Jo Stockham is an artist based in London working with a range of media exploring language and materiality relating to archives or sites. Professor at the Royal College of Art, London, she was Ampersand Fellow at the British School in Rome (2022).

RAP: Art is dynamic and regenerates itself... how does it change, and how did it change us?

Jo Stockham: I am interested in Art as a tool to increase understanding and equality, to expose hidden histories and tell new stories. I find it changes me all the time from encountering the anamorphic painting in Triniti di Monti in Rome to studio visits with fellow artists at the BSR, every encounter shifts my understanding in subtle ways.

RAP: How have the new technologies and media culture changed art today, improving or worsening it?...challenges?

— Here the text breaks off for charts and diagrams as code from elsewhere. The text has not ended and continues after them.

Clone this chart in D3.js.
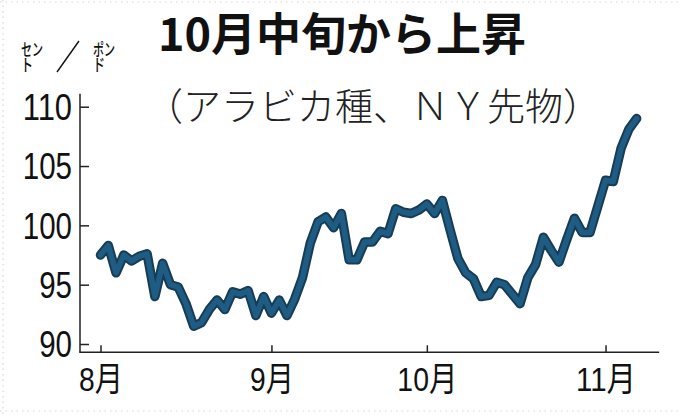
<!DOCTYPE html>
<html><head><meta charset="utf-8">
<script src="https://cdn.jsdelivr.net/npm/d3@7"></script>
<style>
html,body{margin:0;padding:0;background:#fff;}
svg{display:block;}
</style></head>
<body>
<svg id="c" width="680" height="417"></svg>
<script>
// ---- data ----
const title = "10月中旬から上昇";
const subtitle = "（アラビカ種、ＮＹ先物）";
const unitTop = ["セン", "ポン"];
const unitBottom = ["ト", "ド"];
// daily settlement (cents / pound), one per trading day from Aug 1
const prices = [97.5,98.3,96.0,97.5,97.0,97.4,97.6,94.0,96.8,95.0,
  94.8,93.4,91.5,91.8,92.9,93.7,92.9,94.4,94.2,94.5,
  92.4,94.0,92.6,93.7,92.4,93.8,95.6,98.5,100.3,100.7,
  99.8,101.0,97.1,97.1,98.6,98.6,99.5,99.3,101.4,101.1,
  101.0,101.3,101.8,101.0,102.1,99.6,97.2,96.0,95.5,94.0,
  94.1,95.2,95.0,94.2,93.4,95.6,96.7,99.0,97.9,96.9,
  98.8,100.6,99.4,99.4,101.6,103.8,103.7,106.5,108.1,109.0];
const monthLabels = ["8月","9月","10月","11月"];
const monthTickIdx = [0,22,42,65];   // trading-day index of first session of each month
const yTicks = [90,95,100,105,110];

// ---- drawing ----
const svg = d3.select("#c");
const W = 680, H = 417;

// faint dotted frame (watermark border)
const frame = svg.append("g").attr("stroke","#d8d8d8").attr("stroke-width",1.2).attr("stroke-dasharray","1.5,4");
frame.append("line").attr("x1",0).attr("x2",W).attr("y1",2).attr("y2",2);
frame.append("line").attr("x1",0).attr("x2",W).attr("y1",411).attr("y2",411);
frame.append("line").attr("x1",3).attr("x2",3).attr("y1",0).attr("y2",H);

const x = d3.scaleLinear().domain([0, prices.length-1]).range([100.5, 100.5 + 69*7.77]);
const y = d3.scaleLinear().domain([90,110]).range([344,106.7]);

const cjk = "'Noto Sans CJK JP','Noto Sans CJK SC',sans-serif";
const num = "'Liberation Sans','Noto Sans CJK JP',sans-serif";

// title
svg.append("text").attr("x",342).attr("y",51).attr("text-anchor","middle")
  .attr("font-family",cjk).attr("font-weight",700).attr("font-size",45).attr("fill","#111")
  .text(title);
svg.append("text").attr("x",145).attr("y",120)
  .attr("font-family",cjk).attr("font-weight",300).attr("font-size",38).attr("fill","#222")
  .text(subtitle);

// unit label (stacked, condensed)
const ug = svg.append("g").attr("font-family",cjk).attr("font-size",17).attr("font-weight",500).attr("fill","#111");
[21, 93].forEach((ux, k) => {
  const t = ug.append("text").attr("x",ux).attr("y",56);
  t.append("tspan").attr("x",ux).attr("y",56).text(unitTop[k])
    .attr("textLength",22).attr("lengthAdjust","spacingAndGlyphs");
  t.append("tspan").attr("x",ux).attr("y",70.5).text(unitBottom[k])
    .attr("textLength",12).attr("lengthAdjust","spacingAndGlyphs");
});
svg.append("line").attr("x1",57).attr("y1",72).attr("x2",79).attr("y2",41).attr("stroke","#111").attr("stroke-width",1.4);

// y axis
const yAxis = d3.axisLeft(y).tickValues(yTicks).tickSizeInner(-9).tickSizeOuter(0).tickPadding(5);
const gy = svg.append("g").attr("transform","translate(80,0)").call(yAxis);
gy.select(".domain").remove();
gy.selectAll(".tick line").attr("stroke","#222").attr("stroke-width",1.5);
gy.selectAll(".tick text").attr("font-family",num).attr("font-size",36).attr("fill","#111")
  .attr("x",-8).attr("dy","0.36em")
  .attr("textLength",d=>String(d).length*16.4).attr("lengthAdjust","spacingAndGlyphs");
svg.append("line").attr("x1",80).attr("x2",80).attr("y1",y(111.1)).attr("y2",y(89.3))
  .attr("stroke","#222").attr("stroke-width",1.5);

// x axis
const xAxis = d3.axisBottom(x).tickValues(monthTickIdx).tickFormat((d,i)=>monthLabels[i])
  .tickSizeInner(-7).tickSizeOuter(0).tickPadding(0);
const gx = svg.append("g").attr("transform",`translate(0,${y(89.3)})`).call(xAxis);
gx.select(".domain").remove();
gx.selectAll(".tick line").attr("stroke","#222").attr("stroke-width",1.5);
gx.selectAll(".tick text").attr("font-family",num).attr("font-size",34).attr("fill","#111")
  .attr("y",39).attr("dy",0)
  .attr("textLength",(d,i)=>monthLabels[i].length*16+12).attr("lengthAdjust","spacingAndGlyphs");
svg.append("line").attr("x1",79.25).attr("x2",x(71.9)).attr("y1",y(89.3)).attr("y2",y(89.3))
  .attr("stroke","#222").attr("stroke-width",1.5);

// price line
const line = d3.line().x((d,i)=>x(i)).y(d=>y(d)).curve(d3.curveLinear);
svg.append("path").datum(prices).attr("d",line).attr("fill","none")
  .attr("stroke","#173d55").attr("stroke-width",9.5).attr("stroke-linejoin","round").attr("stroke-linecap","round");
svg.append("path").datum(prices).attr("d",line).attr("fill","none")
  .attr("stroke","#1f5c84").attr("stroke-width",5.5).attr("stroke-linejoin","round").attr("stroke-linecap","round");
</script>
</body></html>
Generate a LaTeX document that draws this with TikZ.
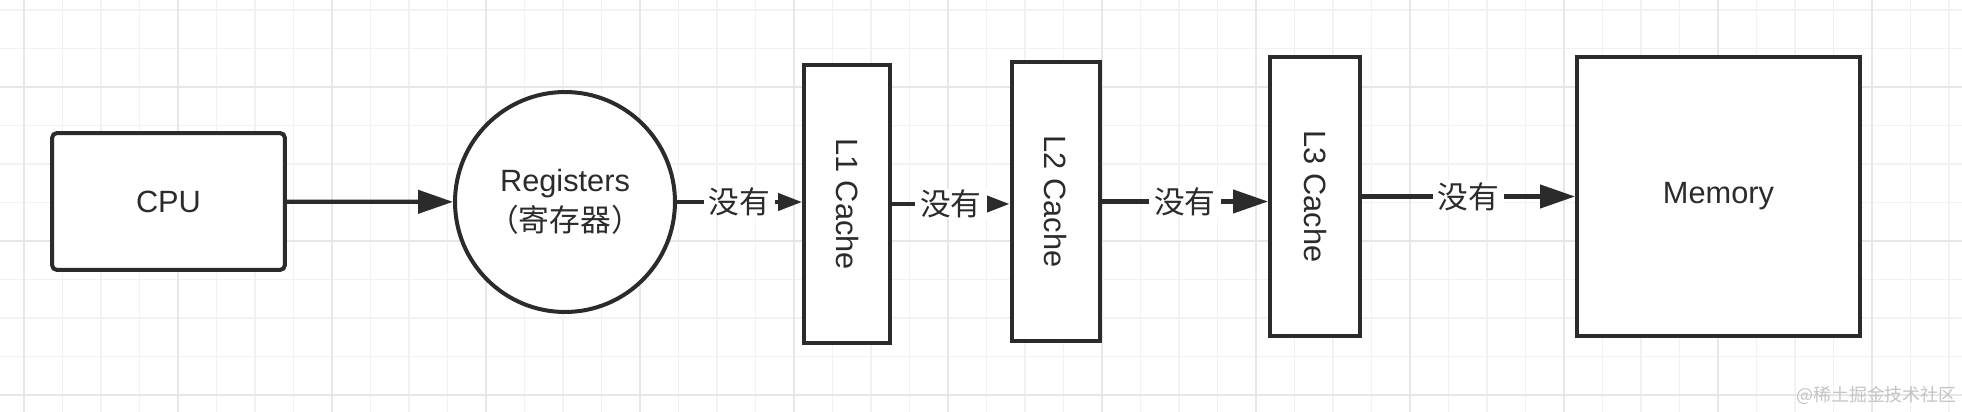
\documentclass[tikz,border=0pt]{standalone}
\usepackage{fontspec}
\setmainfont{Liberation Sans}
\newfontfamily\cjk{Noto Sans CJK SC}
\usetikzlibrary{arrows.meta,positioning}
\definecolor{ink}{HTML}{2B2B2B}
\definecolor{gridminor}{HTML}{F2F2F2}
\definecolor{gridmajor}{HTML}{E7E7E7}
\definecolor{wmark}{HTML}{C4C4C4}

\begin{document}
\begin{tikzpicture}[x=0.02cm, y=-0.02cm,
    box/.style={draw=ink, line width=0.08cm, fill=white, inner sep=0pt, text=ink,
        font=\fontsize{17.5}{22.8}\selectfont},
    flow/.style={draw=ink, line width=0.085cm, -{Triangle[length=0.7cm, width=0.46cm]}},
    smallhead/.style={-{Triangle[length=0.48cm, width=0.34cm]}},
    lbl/.style={fill=white, inner xsep=0.1cm, inner ysep=0.02cm, text=ink,
        font=\cjk\fontsize{17.5}{22}\selectfont},
    minorgrid/.style={draw=gridminor, line width=0.03cm},
    majorgrid/.style={draw=gridmajor, line width=0.04cm}]
        % 背景与网格
        \fill[white] (0,0) rectangle (1962,412);
        \useasboundingbox (0,0) rectangle (1962,412);
        \begin{scope}
            \clip (0,0) rectangle (1962,412);
            \foreach \k in {0,...,50}
                \draw[minorgrid] ({24+38.5*\k},0) -- ++(0,412);
            \foreach \k in {0,...,10}
                \draw[minorgrid] (0,{10+38.5*\k}) -- ++(1962,0);
            \foreach \k in {0,...,12}
                \draw[majorgrid] ({24+154*\k},0) -- ++(0,412);
            \foreach \k in {0,...,2}
                \draw[majorgrid] (0,{87+154*\k}) -- ++(1962,0);
        \end{scope}

        % CPU 与寄存器
        \node[box, rounded corners=0.1cm, minimum width=4.66cm, minimum height=2.74cm] (cpu) at (168.5,201.5) {CPU};
        \node[box, circle, minimum size=4.4cm, align=center] (reg) at (565,202) {Registers\\{\cjk （寄存器）}};

        % 三级缓存
        \node[box, minimum width=1.72cm, minimum height=5.56cm] (l1) at (847,204) {\rotatebox{-90}{L1 Cache}};
        \node[box, minimum width=1.76cm, minimum height=5.58cm] (l2) at (1055.5,201.5) {\rotatebox{-90}{L2 Cache}};
        \node[box, minimum width=1.80cm, minimum height=5.58cm] (l3) at (1315,196.5) {\rotatebox{-90}{L3 Cache}};

        % 内存
        \node[box, minimum width=5.66cm, minimum height=5.58cm] (mem) at (1718.5,196.5) {Memory};

        % 连线
        \draw[flow] (cpu) -- (reg);
        \draw[flow, smallhead] (reg) -- node[lbl]{没有} (reg -| l1.west);
        \draw[flow, smallhead] (l1.east) -- node[lbl]{没有} (l1.east -| l2.west);
        \draw[flow] (l2.east) -- node[lbl]{没有} (l2.east -| l3.west);
        \draw[flow] (l3) -- node[lbl]{没有} (mem);

        % 水印
        \node[anchor=east, inner sep=0pt, text=wmark, font=\cjk\fontsize{10.2}{12}\selectfont] (wm) at (1957,395) {@稀土掘金技术社区};
    \end{tikzpicture}
\end{document}
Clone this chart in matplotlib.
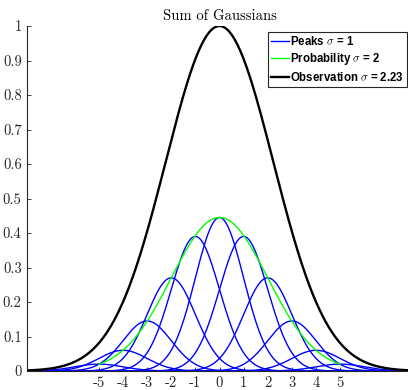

Jo: New technologies transform the way in which images are circulated, this has positive and negative aspects. Easy access to video, sound, and time based means of circulation is hugely enabling and generative. But spatial and material practices can be misrepresented, literally flattened on screen. My challenge is to express my ambivalence to technology in the work itself.

RAP: Which is the real role of Academies and Art schools today? What can artists learn from these institutions today?

Jo: Being in an Art School both as a tutor and a student is a gift. They remain spaces where images and objects are both made and questioned which is productive as it reminds us that the world could be put together differently. Encountering different disciplines and people gives an insight into the many questions; technical, philosophical, social which bring people to make, study and view art.